For advice to other mothers and people dealing with grief, Foye says she read a book years ago, which said, “You don’t ask God, why? You ask him for what purpose?”
Additionally, Foye says she receives “God Winks”, like when she gets up in the morning and sees a red bird like a Cardinal, they represent spirit.
“Grief will kill you, but God was clear with me. Every parent wants to see their child grow up to be something, and DJ didn’t get a chance to truly grow up,” she said. “The things that I am doing will represent him growing up, and then God said this isn’t really even about you or DJ, this is about the people that I have you serving.”
This is why this film is important, Foye says: they will introduce an app and podcast as part of the film, providing resources to help people figure out their grief pattern and what they need.
“Some people may want to retreat, others may want people to talk to, so the app will have something for everybody, and then people must figure that out on their own,” she said. “People think grief pulls people together, but no, it actually spreads them more apart.”
In the future, Foye plans to release a full-length feature film based on the AI short film, starring real actors.
“We will raise money to produce the feature film, and it will be out in time for Christmas this year,” she said. “I don’t have any letters of commitment yet from anybody or any actors/actresses, but I feel like Regina King would be great for the primary character, Maya.”

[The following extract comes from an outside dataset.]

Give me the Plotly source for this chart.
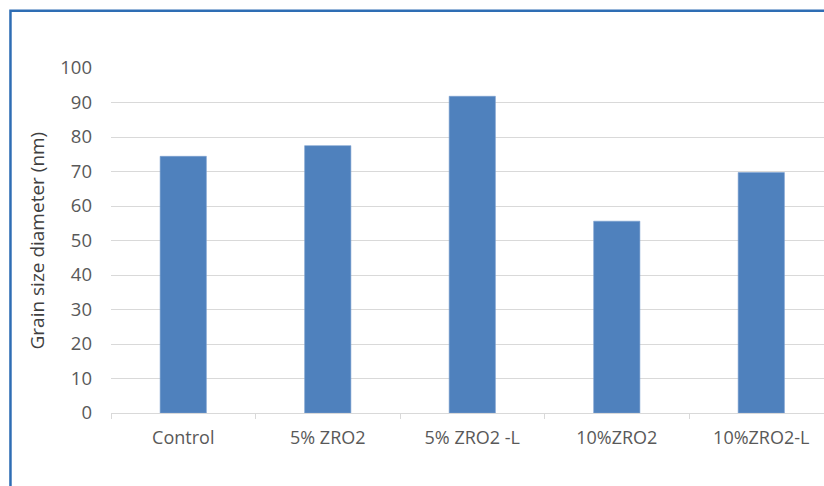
import plotly.graph_objects as go

# Grain size by sample
categories = ["Control", "5% ZRO2", "5% ZRO2 -L", "10%ZRO2", "10%ZRO2-L"]
grain_size_nm = [74.4, 77.5, 91.8, 55.6, 69.7]
y_ticks = [0, 10, 20, 30, 40, 50, 60, 70, 80, 90, 100]

FONT = "'Open Sans', 'Noto Sans', sans-serif"
BAR_BLUE = "#4f81bd"
GRID = "#d9d9d9"

fig = go.Figure(
    go.Bar(
        x=categories,
        y=grain_size_nm,
        marker=dict(color=BAR_BLUE, line=dict(color="#7a9fd0", width=0.6)),
        width=0.32,
    )
)

fig.update_layout(
    width=824,
    height=486,
    margin=dict(l=111, r=0, t=68, b=73),
    paper_bgcolor="white",
    plot_bgcolor="white",
    showlegend=False,
    font=dict(family=FONT, size=16, color="#595959"),
    xaxis=dict(
        type="category",
        range=[-0.5, 4.434],
        showgrid=False,
        showline=True,
        linecolor=GRID,
        linewidth=1,
        ticks="outside",
        tickson="boundaries",
        ticklen=5,
        tickcolor=GRID,
        ticklabelstandoff=8,
        tickfont=dict(family=FONT, size=18, color="#595959"),
    ),
    yaxis=dict(
        range=[0, 100],
        tickvals=y_ticks,
        showgrid=True,
        gridcolor=GRID,
        gridwidth=1,
        zeroline=False,
        showline=False,
        ticks="",
        ticklabelstandoff=18,
        tickfont=dict(family=FONT, size=18.5, color="#595959"),
    ),
    annotations=[
        dict(
            text="Grain size diameter (nm)",
            xref="paper", yref="paper",
            x=-0.1038, y=0.5,
            xanchor="center", yanchor="middle",
            textangle=-90,
            showarrow=False,
            font=dict(family=FONT, size=19, color="#404040"),
        )
    ],
    shapes=[
        dict(
            type="rect",
            xref="paper", yref="paper",
            x0=-0.141, x1=1.3, y0=-0.5, y1=1.166,
            line=dict(color="#2e6db4", width=2.5),
            fillcolor="rgba(0,0,0,0)",
            layer="below",
        )
    ],
)

fig.write_html("out.html")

Foye says she has a long road ahead of her with her own grief, but she feels more encouraged by the film.
“I don’t feel scared anymore, and when I think about DJ, I don’t lose my breath. I think before this film, I was afraid to let myself grieve,” she said. “I now understand we can allow ourselves to miss the ones we’ve lost and allow ourselves to still love them. You didn’t lose the love; it just transformed.”